[OBJECTIVE]: Output the data word for word, dropping every image.
::::::::
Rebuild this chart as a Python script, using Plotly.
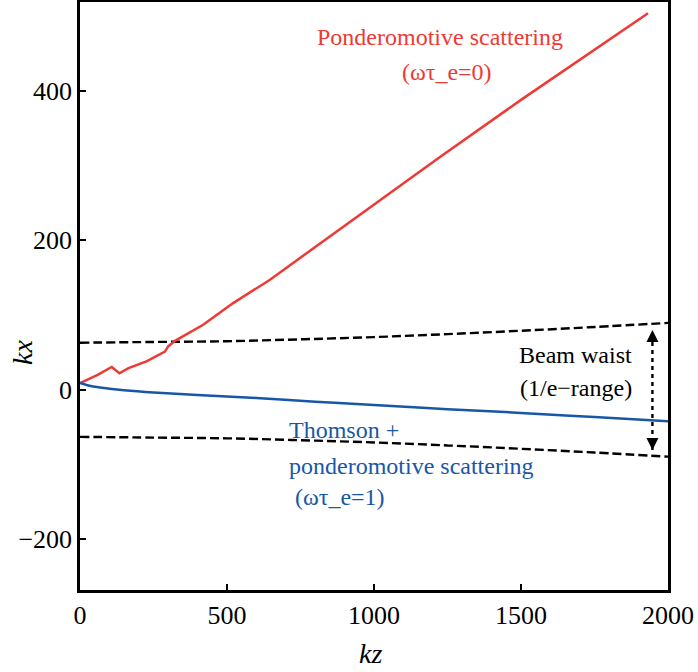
import plotly.graph_objects as go

# Ponderomotive scattering (red)
red_kz = [0, 60, 108, 134, 165, 226, 289, 300, 323, 419, 447, 521, 645, 800, 1000, 1222, 1500, 1750, 1932]
red_kx = [9, 20, 30.5, 22, 29, 38, 51, 58, 65.5, 87, 95, 116, 147, 191, 248, 311, 388, 455, 504]

# Thomson + ponderomotive scattering (blue)
blue_kz = [0, 25, 50, 100, 150, 250, 400, 600, 800, 1000, 1250, 1500, 1750, 2000]
blue_kx = [9, 6, 4, 1.5, -0.5, -3.5, -7, -11, -16, -20.5, -26, -31, -36.5, -42]

# Beam waist (1/e range) envelope
waist_kz = [0, 250, 500, 750, 1000, 1250, 1500, 1750, 2000]
waist_up = [63, 64, 65, 67.5, 70.5, 74.5, 79, 84, 89.5]
waist_lo = [-v for v in waist_up]

# double arrow
arrow_kz = [1947, 1947]
arrow_kx = [-80.5, 80]

x_ticks = [0, 500, 1000, 1500, 2000]
x_ticktext = ["0", "500", "1000", "1500", "2000"]
y_ticks = [-200, 0, 200, 400]
y_ticktext = ["\u2212200", "0", "200", "400"]

RED = "#ee3a35"
BLUE = "#1857a8"
FONT = "Times New Roman"

fig = go.Figure()
fig.add_trace(go.Scatter(x=waist_kz, y=waist_up, mode="lines",
                         line=dict(color="black", width=2.4, dash="9px,4px", shape="spline")))
fig.add_trace(go.Scatter(x=waist_kz, y=waist_lo, mode="lines",
                         line=dict(color="black", width=2.4, dash="9px,4px", shape="spline")))
fig.add_trace(go.Scatter(x=red_kz, y=red_kx, mode="lines",
                         line=dict(color=RED, width=2.5)))
fig.add_trace(go.Scatter(x=blue_kz, y=blue_kx, mode="lines",
                         line=dict(color=BLUE, width=2.5, shape="spline")))
fig.add_trace(go.Scatter(x=arrow_kz, y=arrow_kx, mode="lines+markers",
                         line=dict(color="black", width=2.4, dash="4px,4px"),
                         marker=dict(symbol=["arrow-down", "arrow-up"], size=12,
                                     color="black", line=dict(width=0))))

ann = [
    ("Ponderomotive scattering", 1224, 472, "center", RED),
    ("(\u03c9\u03c4_e=0)", 1248, 425, "center", RED),
    ("Beam waist", 1686, 46.5, "center", "black"),
    ("(1/e\u2212range)", 1688, 2.3, "center", "black"),
    ("Thomson +", 703, -54, "left", BLUE),
    ("ponderomotive scattering", 704, -102, "left", BLUE),
    ("(\u03c9\u03c4_e=1)", 723, -143.7, "left", BLUE),
]
for text, x, y, xa, col in ann:
    fig.add_annotation(x=x, y=y, text=text, showarrow=False, xanchor=xa, yanchor="middle",
                       font=dict(family="Liberation Serif", size=24, color=col))

# axis titles (pixel-placed relative to plot area)
fig.add_annotation(x=(370 - 80) / 588, y=-(653 - 590) / 588, xref="paper", yref="paper",
                   text="<i>kz</i>", showarrow=False, xanchor="center", yanchor="middle",
                   font=dict(family="Tinos", size=28, color="black"))
fig.add_annotation(x=-(80 - 23) / 588, y=(590 - 353) / 588, xref="paper", yref="paper",
                   text="<i>kx</i>", showarrow=False, xanchor="center", yanchor="middle",
                   textangle=-90, font=dict(family="Tinos", size=28, color="black"))

fig.update_layout(
    width=698, height=672,
    margin=dict(l=80, r=30, t=2, b=82, autoexpand=False),
    paper_bgcolor="white", plot_bgcolor="white",
    showlegend=False,
    font=dict(family=FONT, size=26, color="black"),
    xaxis=dict(range=[0, 2000], tickvals=x_ticks, ticktext=x_ticktext,
               tickfont=dict(family=FONT, size=26, color="black"),
               showgrid=False, zeroline=False, showline=True, linecolor="black",
               linewidth=2.5, mirror=True, ticks="inside", ticklen=6, tickwidth=2,
               tickcolor="black", automargin=False),
    yaxis=dict(range=[-268, 519], tickvals=y_ticks, ticktext=y_ticktext,
               tickfont=dict(family=FONT, size=26, color="black"),
               showgrid=False, zeroline=False, showline=True, linecolor="black",
               linewidth=2.5, mirror=True, ticks="inside", ticklen=6, tickwidth=2,
               tickcolor="black", automargin=False),
)
fig.write_html("out.html")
::::::::
[SOLUTION FOR THIS PROBLEM]:
Rebuild this chart as a Python script, using Plotly.
import plotly.graph_objects as go

# Ponderomotive scattering (red)
red_kz = [0, 60, 108, 134, 165, 226, 289, 300, 323, 419, 447, 521, 645, 800, 1000, 1222, 1500, 1750, 1932]
red_kx = [9, 20, 30.5, 22, 29, 38, 51, 58, 65.5, 87, 95, 116, 147, 191, 248, 311, 388, 455, 504]

# Thomson + ponderomotive scattering (blue)
blue_kz = [0, 25, 50, 100, 150, 250, 400, 600, 800, 1000, 1250, 1500, 1750, 2000]
blue_kx = [9, 6, 4, 1.5, -0.5, -3.5, -7, -11, -16, -20.5, -26, -31, -36.5, -42]

# Beam waist (1/e range) envelope
waist_kz = [0, 250, 500, 750, 1000, 1250, 1500, 1750, 2000]
waist_up = [63, 64, 65, 67.5, 70.5, 74.5, 79, 84, 89.5]
waist_lo = [-v for v in waist_up]

# double arrow
arrow_kz = [1947, 1947]
arrow_kx = [-80.5, 80]

x_ticks = [0, 500, 1000, 1500, 2000]
x_ticktext = ["0", "500", "1000", "1500", "2000"]
y_ticks = [-200, 0, 200, 400]
y_ticktext = ["\u2212200", "0", "200", "400"]

RED = "#ee3a35"
BLUE = "#1857a8"
FONT = "Times New Roman"

fig = go.Figure()
fig.add_trace(go.Scatter(x=waist_kz, y=waist_up, mode="lines",
                         line=dict(color="black", width=2.4, dash="9px,4px", shape="spline")))
fig.add_trace(go.Scatter(x=waist_kz, y=waist_lo, mode="lines",
                         line=dict(color="black", width=2.4, dash="9px,4px", shape="spline")))
fig.add_trace(go.Scatter(x=red_kz, y=red_kx, mode="lines",
                         line=dict(color=RED, width=2.5)))
fig.add_trace(go.Scatter(x=blue_kz, y=blue_kx, mode="lines",
                         line=dict(color=BLUE, width=2.5, shape="spline")))
fig.add_trace(go.Scatter(x=arrow_kz, y=arrow_kx, mode="lines+markers",
                         line=dict(color="black", width=2.4, dash="4px,4px"),
                         marker=dict(symbol=["arrow-down", "arrow-up"], size=12,
                                     color="black", line=dict(width=0))))

ann = [
    ("Ponderomotive scattering", 1224, 472, "center", RED),
    ("(\u03c9\u03c4_e=0)", 1248, 425, "center", RED),
    ("Beam waist", 1686, 46.5, "center", "black"),
    ("(1/e\u2212range)", 1688, 2.3, "center", "black"),
    ("Thomson +", 703, -54, "left", BLUE),
    ("ponderomotive scattering", 704, -102, "left", BLUE),
    ("(\u03c9\u03c4_e=1)", 723, -143.7, "left", BLUE),
]
for text, x, y, xa, col in ann:
    fig.add_annotation(x=x, y=y, text=text, showarrow=False, xanchor=xa, yanchor="middle",
                       font=dict(family="Liberation Serif", size=24, color=col))

# axis titles (pixel-placed relative to plot area)
fig.add_annotation(x=(370 - 80) / 588, y=-(653 - 590) / 588, xref="paper", yref="paper",
                   text="<i>kz</i>", showarrow=False, xanchor="center", yanchor="middle",
                   font=dict(family="Tinos", size=28, color="black"))
fig.add_annotation(x=-(80 - 23) / 588, y=(590 - 353) / 588, xref="paper", yref="paper",
                   text="<i>kx</i>", showarrow=False, xanchor="center", yanchor="middle",
                   textangle=-90, font=dict(family="Tinos", size=28, color="black"))

fig.update_layout(
    width=698, height=672,
    margin=dict(l=80, r=30, t=2, b=82, autoexpand=False),
    paper_bgcolor="white", plot_bgcolor="white",
    showlegend=False,
    font=dict(family=FONT, size=26, color="black"),
    xaxis=dict(range=[0, 2000], tickvals=x_ticks, ticktext=x_ticktext,
               tickfont=dict(family=FONT, size=26, color="black"),
               showgrid=False, zeroline=False, showline=True, linecolor="black",
               linewidth=2.5, mirror=True, ticks="inside", ticklen=6, tickwidth=2,
               tickcolor="black", automargin=False),
    yaxis=dict(range=[-268, 519], tickvals=y_ticks, ticktext=y_ticktext,
               tickfont=dict(family=FONT, size=26, color="black"),
               showgrid=False, zeroline=False, showline=True, linecolor="black",
               linewidth=2.5, mirror=True, ticks="inside", ticklen=6, tickwidth=2,
               tickcolor="black", automargin=False),
)
fig.write_html("out.html")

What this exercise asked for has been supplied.